Requirement ▸ Write every line out verbatim and omit the pictures.
=== Material provided ===
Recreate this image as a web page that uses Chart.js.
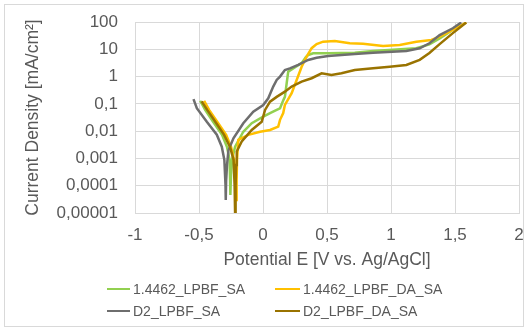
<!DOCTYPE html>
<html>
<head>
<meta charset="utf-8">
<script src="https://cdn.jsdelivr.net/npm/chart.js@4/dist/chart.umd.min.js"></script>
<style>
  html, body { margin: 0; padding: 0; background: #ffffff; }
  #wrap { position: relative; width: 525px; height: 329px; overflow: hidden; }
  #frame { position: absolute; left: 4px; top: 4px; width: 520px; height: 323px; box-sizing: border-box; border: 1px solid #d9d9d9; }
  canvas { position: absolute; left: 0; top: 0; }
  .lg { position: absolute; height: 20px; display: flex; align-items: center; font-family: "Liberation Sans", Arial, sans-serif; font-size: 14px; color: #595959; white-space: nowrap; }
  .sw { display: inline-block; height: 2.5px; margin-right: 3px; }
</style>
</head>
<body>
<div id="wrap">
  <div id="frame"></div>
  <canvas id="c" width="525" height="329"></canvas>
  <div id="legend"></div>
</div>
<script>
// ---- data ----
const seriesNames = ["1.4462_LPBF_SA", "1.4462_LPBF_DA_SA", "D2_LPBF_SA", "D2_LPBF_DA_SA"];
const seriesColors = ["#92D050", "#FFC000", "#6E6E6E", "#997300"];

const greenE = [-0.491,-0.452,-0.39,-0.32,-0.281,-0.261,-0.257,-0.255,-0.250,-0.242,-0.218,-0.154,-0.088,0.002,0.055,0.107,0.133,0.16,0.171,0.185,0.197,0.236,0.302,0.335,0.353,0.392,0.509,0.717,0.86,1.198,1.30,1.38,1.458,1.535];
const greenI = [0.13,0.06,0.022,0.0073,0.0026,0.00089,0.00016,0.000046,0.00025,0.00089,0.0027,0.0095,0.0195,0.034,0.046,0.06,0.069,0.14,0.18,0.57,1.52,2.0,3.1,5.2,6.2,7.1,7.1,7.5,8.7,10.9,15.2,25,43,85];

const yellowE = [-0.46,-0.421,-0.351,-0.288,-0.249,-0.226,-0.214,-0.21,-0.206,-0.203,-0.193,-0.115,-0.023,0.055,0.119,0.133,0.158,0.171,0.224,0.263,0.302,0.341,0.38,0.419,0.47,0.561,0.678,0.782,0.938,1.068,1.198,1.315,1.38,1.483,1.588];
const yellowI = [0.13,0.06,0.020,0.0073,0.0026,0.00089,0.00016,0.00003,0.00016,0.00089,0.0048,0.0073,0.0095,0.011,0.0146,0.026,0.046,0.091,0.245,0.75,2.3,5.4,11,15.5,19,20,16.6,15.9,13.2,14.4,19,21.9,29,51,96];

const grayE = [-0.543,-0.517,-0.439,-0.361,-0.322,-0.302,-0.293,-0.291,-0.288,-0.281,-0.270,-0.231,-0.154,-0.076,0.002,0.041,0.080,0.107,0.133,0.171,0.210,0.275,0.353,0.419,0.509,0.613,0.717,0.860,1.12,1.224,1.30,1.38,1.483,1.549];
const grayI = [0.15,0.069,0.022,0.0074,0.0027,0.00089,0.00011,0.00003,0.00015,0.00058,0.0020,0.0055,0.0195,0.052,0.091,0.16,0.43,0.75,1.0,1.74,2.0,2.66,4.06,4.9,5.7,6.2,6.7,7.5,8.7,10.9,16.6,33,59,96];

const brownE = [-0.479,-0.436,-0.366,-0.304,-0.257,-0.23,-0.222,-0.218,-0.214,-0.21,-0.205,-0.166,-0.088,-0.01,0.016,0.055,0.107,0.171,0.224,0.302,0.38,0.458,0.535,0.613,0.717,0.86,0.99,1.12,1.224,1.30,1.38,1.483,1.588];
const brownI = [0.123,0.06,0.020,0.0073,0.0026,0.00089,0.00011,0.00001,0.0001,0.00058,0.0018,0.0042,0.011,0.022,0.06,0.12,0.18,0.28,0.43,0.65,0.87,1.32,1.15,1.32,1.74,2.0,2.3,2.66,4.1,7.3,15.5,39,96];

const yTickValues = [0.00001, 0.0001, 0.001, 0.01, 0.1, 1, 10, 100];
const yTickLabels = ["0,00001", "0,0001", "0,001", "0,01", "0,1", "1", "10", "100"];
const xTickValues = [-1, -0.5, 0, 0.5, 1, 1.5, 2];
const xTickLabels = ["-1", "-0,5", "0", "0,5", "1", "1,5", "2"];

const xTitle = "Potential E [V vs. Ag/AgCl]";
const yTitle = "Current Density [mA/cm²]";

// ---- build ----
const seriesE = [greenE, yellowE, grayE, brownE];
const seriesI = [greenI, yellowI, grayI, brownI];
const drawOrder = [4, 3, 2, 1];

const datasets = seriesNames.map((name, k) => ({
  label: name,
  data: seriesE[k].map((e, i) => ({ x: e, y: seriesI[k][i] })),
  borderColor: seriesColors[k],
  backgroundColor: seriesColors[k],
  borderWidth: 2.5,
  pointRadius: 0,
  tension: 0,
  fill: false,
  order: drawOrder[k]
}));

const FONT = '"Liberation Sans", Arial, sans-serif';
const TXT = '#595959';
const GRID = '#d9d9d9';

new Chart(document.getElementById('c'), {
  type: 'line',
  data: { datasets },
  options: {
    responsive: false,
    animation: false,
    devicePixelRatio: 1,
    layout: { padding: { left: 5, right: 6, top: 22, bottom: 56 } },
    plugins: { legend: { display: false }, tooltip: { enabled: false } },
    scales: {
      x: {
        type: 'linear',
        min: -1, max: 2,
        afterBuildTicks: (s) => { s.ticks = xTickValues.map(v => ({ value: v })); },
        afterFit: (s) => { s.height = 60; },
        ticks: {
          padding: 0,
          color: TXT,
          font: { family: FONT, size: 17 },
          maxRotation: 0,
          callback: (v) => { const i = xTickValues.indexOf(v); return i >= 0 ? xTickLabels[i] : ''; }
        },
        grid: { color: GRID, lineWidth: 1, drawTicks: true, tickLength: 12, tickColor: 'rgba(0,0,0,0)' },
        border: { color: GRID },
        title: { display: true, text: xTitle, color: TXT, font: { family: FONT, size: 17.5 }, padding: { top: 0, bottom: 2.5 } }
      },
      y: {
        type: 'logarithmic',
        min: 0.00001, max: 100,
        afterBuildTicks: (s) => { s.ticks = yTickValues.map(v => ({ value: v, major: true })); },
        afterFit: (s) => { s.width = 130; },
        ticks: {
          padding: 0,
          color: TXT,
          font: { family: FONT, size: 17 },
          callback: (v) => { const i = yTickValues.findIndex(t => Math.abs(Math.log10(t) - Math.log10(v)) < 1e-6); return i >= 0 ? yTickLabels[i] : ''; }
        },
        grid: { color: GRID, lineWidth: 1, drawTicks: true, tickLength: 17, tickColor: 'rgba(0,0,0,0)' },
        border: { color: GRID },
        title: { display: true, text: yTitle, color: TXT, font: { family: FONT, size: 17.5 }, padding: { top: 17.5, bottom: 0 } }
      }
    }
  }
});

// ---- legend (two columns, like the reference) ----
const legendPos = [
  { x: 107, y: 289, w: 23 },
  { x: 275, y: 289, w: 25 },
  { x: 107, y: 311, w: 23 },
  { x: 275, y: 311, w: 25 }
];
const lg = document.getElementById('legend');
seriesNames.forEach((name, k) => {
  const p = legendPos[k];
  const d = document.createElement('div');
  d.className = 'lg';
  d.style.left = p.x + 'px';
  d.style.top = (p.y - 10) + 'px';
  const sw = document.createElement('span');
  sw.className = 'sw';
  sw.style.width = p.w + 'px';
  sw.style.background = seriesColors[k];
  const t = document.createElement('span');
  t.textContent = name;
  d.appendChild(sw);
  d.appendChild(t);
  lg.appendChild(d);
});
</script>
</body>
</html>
===
Exercise output ▸
Recreate this image as a web page that uses Chart.js.
<!DOCTYPE html>
<html>
<head>
<meta charset="utf-8">
<script src="https://cdn.jsdelivr.net/npm/chart.js@4/dist/chart.umd.min.js"></script>
<style>
  html, body { margin: 0; padding: 0; background: #ffffff; }
  #wrap { position: relative; width: 525px; height: 329px; overflow: hidden; }
  #frame { position: absolute; left: 4px; top: 4px; width: 520px; height: 323px; box-sizing: border-box; border: 1px solid #d9d9d9; }
  canvas { position: absolute; left: 0; top: 0; }
  .lg { position: absolute; height: 20px; display: flex; align-items: center; font-family: "Liberation Sans", Arial, sans-serif; font-size: 14px; color: #595959; white-space: nowrap; }
  .sw { display: inline-block; height: 2.5px; margin-right: 3px; }
</style>
</head>
<body>
<div id="wrap">
  <div id="frame"></div>
  <canvas id="c" width="525" height="329"></canvas>
  <div id="legend"></div>
</div>
<script>
// ---- data ----
const seriesNames = ["1.4462_LPBF_SA", "1.4462_LPBF_DA_SA", "D2_LPBF_SA", "D2_LPBF_DA_SA"];
const seriesColors = ["#92D050", "#FFC000", "#6E6E6E", "#997300"];

const greenE = [-0.491,-0.452,-0.39,-0.32,-0.281,-0.261,-0.257,-0.255,-0.250,-0.242,-0.218,-0.154,-0.088,0.002,0.055,0.107,0.133,0.16,0.171,0.185,0.197,0.236,0.302,0.335,0.353,0.392,0.509,0.717,0.86,1.198,1.30,1.38,1.458,1.535];
const greenI = [0.13,0.06,0.022,0.0073,0.0026,0.00089,0.00016,0.000046,0.00025,0.00089,0.0027,0.0095,0.0195,0.034,0.046,0.06,0.069,0.14,0.18,0.57,1.52,2.0,3.1,5.2,6.2,7.1,7.1,7.5,8.7,10.9,15.2,25,43,85];

const yellowE = [-0.46,-0.421,-0.351,-0.288,-0.249,-0.226,-0.214,-0.21,-0.206,-0.203,-0.193,-0.115,-0.023,0.055,0.119,0.133,0.158,0.171,0.224,0.263,0.302,0.341,0.38,0.419,0.47,0.561,0.678,0.782,0.938,1.068,1.198,1.315,1.38,1.483,1.588];
const yellowI = [0.13,0.06,0.020,0.0073,0.0026,0.00089,0.00016,0.00003,0.00016,0.00089,0.0048,0.0073,0.0095,0.011,0.0146,0.026,0.046,0.091,0.245,0.75,2.3,5.4,11,15.5,19,20,16.6,15.9,13.2,14.4,19,21.9,29,51,96];

const grayE = [-0.543,-0.517,-0.439,-0.361,-0.322,-0.302,-0.293,-0.291,-0.288,-0.281,-0.270,-0.231,-0.154,-0.076,0.002,0.041,0.080,0.107,0.133,0.171,0.210,0.275,0.353,0.419,0.509,0.613,0.717,0.860,1.12,1.224,1.30,1.38,1.483,1.549];
const grayI = [0.15,0.069,0.022,0.0074,0.0027,0.00089,0.00011,0.00003,0.00015,0.00058,0.0020,0.0055,0.0195,0.052,0.091,0.16,0.43,0.75,1.0,1.74,2.0,2.66,4.06,4.9,5.7,6.2,6.7,7.5,8.7,10.9,16.6,33,59,96];

const brownE = [-0.479,-0.436,-0.366,-0.304,-0.257,-0.23,-0.222,-0.218,-0.214,-0.21,-0.205,-0.166,-0.088,-0.01,0.016,0.055,0.107,0.171,0.224,0.302,0.38,0.458,0.535,0.613,0.717,0.86,0.99,1.12,1.224,1.30,1.38,1.483,1.588];
const brownI = [0.123,0.06,0.020,0.0073,0.0026,0.00089,0.00011,0.00001,0.0001,0.00058,0.0018,0.0042,0.011,0.022,0.06,0.12,0.18,0.28,0.43,0.65,0.87,1.32,1.15,1.32,1.74,2.0,2.3,2.66,4.1,7.3,15.5,39,96];

const yTickValues = [0.00001, 0.0001, 0.001, 0.01, 0.1, 1, 10, 100];
const yTickLabels = ["0,00001", "0,0001", "0,001", "0,01", "0,1", "1", "10", "100"];
const xTickValues = [-1, -0.5, 0, 0.5, 1, 1.5, 2];
const xTickLabels = ["-1", "-0,5", "0", "0,5", "1", "1,5", "2"];

const xTitle = "Potential E [V vs. Ag/AgCl]";
const yTitle = "Current Density [mA/cm²]";

// ---- build ----
const seriesE = [greenE, yellowE, grayE, brownE];
const seriesI = [greenI, yellowI, grayI, brownI];
const drawOrder = [4, 3, 2, 1];

const datasets = seriesNames.map((name, k) => ({
  label: name,
  data: seriesE[k].map((e, i) => ({ x: e, y: seriesI[k][i] })),
  borderColor: seriesColors[k],
  backgroundColor: seriesColors[k],
  borderWidth: 2.5,
  pointRadius: 0,
  tension: 0,
  fill: false,
  order: drawOrder[k]
}));

const FONT = '"Liberation Sans", Arial, sans-serif';
const TXT = '#595959';
const GRID = '#d9d9d9';

new Chart(document.getElementById('c'), {
  type: 'line',
  data: { datasets },
  options: {
    responsive: false,
    animation: false,
    devicePixelRatio: 1,
    layout: { padding: { left: 5, right: 6, top: 22, bottom: 56 } },
    plugins: { legend: { display: false }, tooltip: { enabled: false } },
    scales: {
      x: {
        type: 'linear',
        min: -1, max: 2,
        afterBuildTicks: (s) => { s.ticks = xTickValues.map(v => ({ value: v })); },
        afterFit: (s) => { s.height = 60; },
        ticks: {
          padding: 0,
          color: TXT,
          font: { family: FONT, size: 17 },
          maxRotation: 0,
          callback: (v) => { const i = xTickValues.indexOf(v); return i >= 0 ? xTickLabels[i] : ''; }
        },
        grid: { color: GRID, lineWidth: 1, drawTicks: true, tickLength: 12, tickColor: 'rgba(0,0,0,0)' },
        border: { color: GRID },
        title: { display: true, text: xTitle, color: TXT, font: { family: FONT, size: 17.5 }, padding: { top: 0, bottom: 2.5 } }
      },
      y: {
        type: 'logarithmic',
        min: 0.00001, max: 100,
        afterBuildTicks: (s) => { s.ticks = yTickValues.map(v => ({ value: v, major: true })); },
        afterFit: (s) => { s.width = 130; },
        ticks: {
          padding: 0,
          color: TXT,
          font: { family: FONT, size: 17 },
          callback: (v) => { const i = yTickValues.findIndex(t => Math.abs(Math.log10(t) - Math.log10(v)) < 1e-6); return i >= 0 ? yTickLabels[i] : ''; }
        },
        grid: { color: GRID, lineWidth: 1, drawTicks: true, tickLength: 17, tickColor: 'rgba(0,0,0,0)' },
        border: { color: GRID },
        title: { display: true, text: yTitle, color: TXT, font: { family: FONT, size: 17.5 }, padding: { top: 17.5, bottom: 0 } }
      }
    }
  }
});

// ---- legend (two columns, like the reference) ----
const legendPos = [
  { x: 107, y: 289, w: 23 },
  { x: 275, y: 289, w: 25 },
  { x: 107, y: 311, w: 23 },
  { x: 275, y: 311, w: 25 }
];
const lg = document.getElementById('legend');
seriesNames.forEach((name, k) => {
  const p = legendPos[k];
  const d = document.createElement('div');
  d.className = 'lg';
  d.style.left = p.x + 'px';
  d.style.top = (p.y - 10) + 'px';
  const sw = document.createElement('span');
  sw.className = 'sw';
  sw.style.width = p.w + 'px';
  sw.style.background = seriesColors[k];
  const t = document.createElement('span');
  t.textContent = name;
  d.appendChild(sw);
  d.appendChild(t);
  lg.appendChild(d);
});
</script>
</body>
</html>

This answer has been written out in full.